Omit all pictures. Copy the rest of the material exactly.

** start SOURCE MATERIAL **

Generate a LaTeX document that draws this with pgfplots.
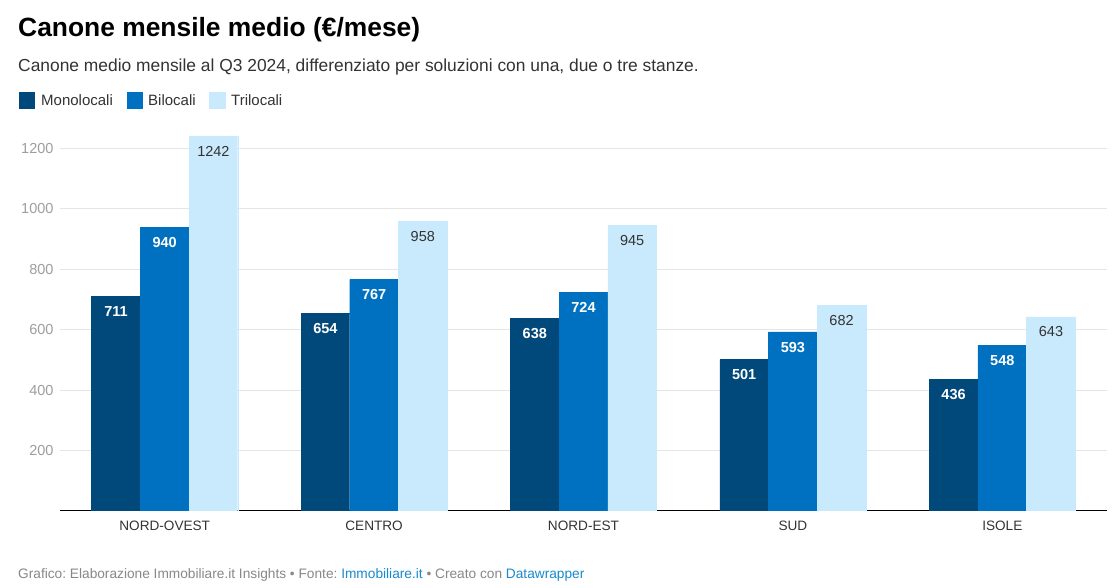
\documentclass[border=0pt]{standalone}
\usepackage{fontspec}
\setmainfont{Liberation Sans}
\usepackage{pgfplots}
\pgfplotsset{compat=1.18}
\definecolor{monoBlue}{RGB}{2,73,123}
\definecolor{biBlue}{RGB}{0,112,192}
\definecolor{triBlue}{RGB}{201,234,252}
\definecolor{gridGray}{RGB}{229,229,229}
\definecolor{tickGray}{RGB}{158,158,158}
\definecolor{textDark}{RGB}{51,51,51}
\definecolor{footGray}{RGB}{136,136,136}
\definecolor{linkBlue}{RGB}{24,138,203}

\begin{document}
\frenchspacing
\begin{tikzpicture}
    % tela bianca con le dimensioni del riferimento
    \path[use as bounding box, fill=white] (0pt,0pt) rectangle (1117pt,588pt);

    \begin{scope}[x=1pt,y=1pt]
    % titolo e sottotitolo
    \node[anchor=base west, inner sep=0, text=black,
          font=\bfseries\fontsize{26.4}{30}\selectfont] at (18,551)
        {Canone mensile medio (€/mese)};
    \node[anchor=base west, inner sep=0, text=textDark,
          font=\fontsize{17.4}{20}\selectfont] at (18,516)
        {Canone medio mensile al Q3 2024, differenziato per soluzioni con una, due o tre stanze.};

    % legenda
    \fill[monoBlue] (19,479) rectangle (35,496);
    \node[anchor=base west, inner sep=0, text=textDark, font=\fontsize{15}{18}\selectfont] at (41,482) {Monolocali};
    \fill[biBlue] (127,479) rectangle (143,496);
    \node[anchor=base west, inner sep=0, text=textDark, font=\fontsize{15}{18}\selectfont] at (148,482) {Bilocali};
    \fill[triBlue] (209,479) rectangle (226,496);
    \node[anchor=base west, inner sep=0, text=textDark, font=\fontsize{15}{18}\selectfont] at (231,482) {Trilocali};

    % fonte
    \node[anchor=base west, inner sep=0, text=footGray, font=\fontsize{13.7}{16}\selectfont] at (18,9)
        {Grafico: Elaborazione Immobiliare.it Insights • Fonte: \textcolor{linkBlue}{Immobiliare.it} • Creato con \textcolor{linkBlue}{Datawrapper}};
    \end{scope}

    \begin{axis}[
        at={(60pt,77pt)}, anchor=south west,
        scale only axis,
        width=1047pt, height=376pt,
        xmin=-0.5, xmax=4.5,
        ymin=0, ymax=1245,
        ybar=0pt,
        bar width=48.7pt,
        xtick={0,1,2,3,4},
        xticklabels={NORD-OVEST,CENTRO,NORD-EST,SUD,ISOLE},
        ytick={200,400,600,800,1000,1200},
        ymajorgrids=true,
        grid style={gridGray, line width=1pt},
        major tick length=0pt,
        axis x line*=bottom,
        axis y line*=left,
        x axis line style={-, black, line width=1pt},
        y axis line style={draw=none},
        axis on top=false,
        /pgf/number format/assume math mode=true,
        /pgf/number format/1000 sep={},
        tick label style={font=\fontsize{14.5}{17}\selectfont},
        yticklabel style={text=tickGray, anchor=east, xshift=-3pt},
        xticklabel style={text=textDark, yshift=-6pt, font=\fontsize{13.6}{16}\selectfont},
        nodes near coords,
        every node near coord/.append style={
            anchor=north, yshift=-6.5pt,
            font=\fontsize{14.5}{17}\selectfont,
            /pgf/number format/fixed,
            /pgf/number format/precision=0,
        },
    ]
    % Monolocali
    \addplot[fill=monoBlue, draw=monoBlue, line width=0.4pt,
        every node near coord/.append style={text=white, font=\bfseries\fontsize{14.5}{17}\selectfont}]
        coordinates {(0,711) (1,654) (2,638) (3,501) (4,436)};
    % Bilocali
    \addplot[fill=biBlue, draw=biBlue, line width=0.4pt,
        every node near coord/.append style={text=white, font=\bfseries\fontsize{14.5}{17}\selectfont}]
        coordinates {(0,940) (1,767) (2,724) (3,593) (4,548)};
    % Trilocali
    \addplot[fill=triBlue, draw=triBlue, line width=0.4pt,
        every node near coord/.append style={text=textDark}]
        coordinates {(0,1242) (1,958) (2,945) (3,682) (4,643)};
    \end{axis}
\end{tikzpicture}
\end{document}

** end SOURCE MATERIAL **

### THE SOLUTION
Generate a LaTeX document that draws this with pgfplots.
\documentclass[border=0pt]{standalone}
\usepackage{fontspec}
\setmainfont{Liberation Sans}
\usepackage{pgfplots}
\pgfplotsset{compat=1.18}
\definecolor{monoBlue}{RGB}{2,73,123}
\definecolor{biBlue}{RGB}{0,112,192}
\definecolor{triBlue}{RGB}{201,234,252}
\definecolor{gridGray}{RGB}{229,229,229}
\definecolor{tickGray}{RGB}{158,158,158}
\definecolor{textDark}{RGB}{51,51,51}
\definecolor{footGray}{RGB}{136,136,136}
\definecolor{linkBlue}{RGB}{24,138,203}

\begin{document}
\frenchspacing
\begin{tikzpicture}
    % tela bianca con le dimensioni del riferimento
    \path[use as bounding box, fill=white] (0pt,0pt) rectangle (1117pt,588pt);

    \begin{scope}[x=1pt,y=1pt]
    % titolo e sottotitolo
    \node[anchor=base west, inner sep=0, text=black,
          font=\bfseries\fontsize{26.4}{30}\selectfont] at (18,551)
        {Canone mensile medio (€/mese)};
    \node[anchor=base west, inner sep=0, text=textDark,
          font=\fontsize{17.4}{20}\selectfont] at (18,516)
        {Canone medio mensile al Q3 2024, differenziato per soluzioni con una, due o tre stanze.};

    % legenda
    \fill[monoBlue] (19,479) rectangle (35,496);
    \node[anchor=base west, inner sep=0, text=textDark, font=\fontsize{15}{18}\selectfont] at (41,482) {Monolocali};
    \fill[biBlue] (127,479) rectangle (143,496);
    \node[anchor=base west, inner sep=0, text=textDark, font=\fontsize{15}{18}\selectfont] at (148,482) {Bilocali};
    \fill[triBlue] (209,479) rectangle (226,496);
    \node[anchor=base west, inner sep=0, text=textDark, font=\fontsize{15}{18}\selectfont] at (231,482) {Trilocali};

    % fonte
    \node[anchor=base west, inner sep=0, text=footGray, font=\fontsize{13.7}{16}\selectfont] at (18,9)
        {Grafico: Elaborazione Immobiliare.it Insights • Fonte: \textcolor{linkBlue}{Immobiliare.it} • Creato con \textcolor{linkBlue}{Datawrapper}};
    \end{scope}

    \begin{axis}[
        at={(60pt,77pt)}, anchor=south west,
        scale only axis,
        width=1047pt, height=376pt,
        xmin=-0.5, xmax=4.5,
        ymin=0, ymax=1245,
        ybar=0pt,
        bar width=48.7pt,
        xtick={0,1,2,3,4},
        xticklabels={NORD-OVEST,CENTRO,NORD-EST,SUD,ISOLE},
        ytick={200,400,600,800,1000,1200},
        ymajorgrids=true,
        grid style={gridGray, line width=1pt},
        major tick length=0pt,
        axis x line*=bottom,
        axis y line*=left,
        x axis line style={-, black, line width=1pt},
        y axis line style={draw=none},
        axis on top=false,
        /pgf/number format/assume math mode=true,
        /pgf/number format/1000 sep={},
        tick label style={font=\fontsize{14.5}{17}\selectfont},
        yticklabel style={text=tickGray, anchor=east, xshift=-3pt},
        xticklabel style={text=textDark, yshift=-6pt, font=\fontsize{13.6}{16}\selectfont},
        nodes near coords,
        every node near coord/.append style={
            anchor=north, yshift=-6.5pt,
            font=\fontsize{14.5}{17}\selectfont,
            /pgf/number format/fixed,
            /pgf/number format/precision=0,
        },
    ]
    % Monolocali
    \addplot[fill=monoBlue, draw=monoBlue, line width=0.4pt,
        every node near coord/.append style={text=white, font=\bfseries\fontsize{14.5}{17}\selectfont}]
        coordinates {(0,711) (1,654) (2,638) (3,501) (4,436)};
    % Bilocali
    \addplot[fill=biBlue, draw=biBlue, line width=0.4pt,
        every node near coord/.append style={text=white, font=\bfseries\fontsize{14.5}{17}\selectfont}]
        coordinates {(0,940) (1,767) (2,724) (3,593) (4,548)};
    % Trilocali
    \addplot[fill=triBlue, draw=triBlue, line width=0.4pt,
        every node near coord/.append style={text=textDark}]
        coordinates {(0,1242) (1,958) (2,945) (3,682) (4,643)};
    \end{axis}
\end{tikzpicture}
\end{document}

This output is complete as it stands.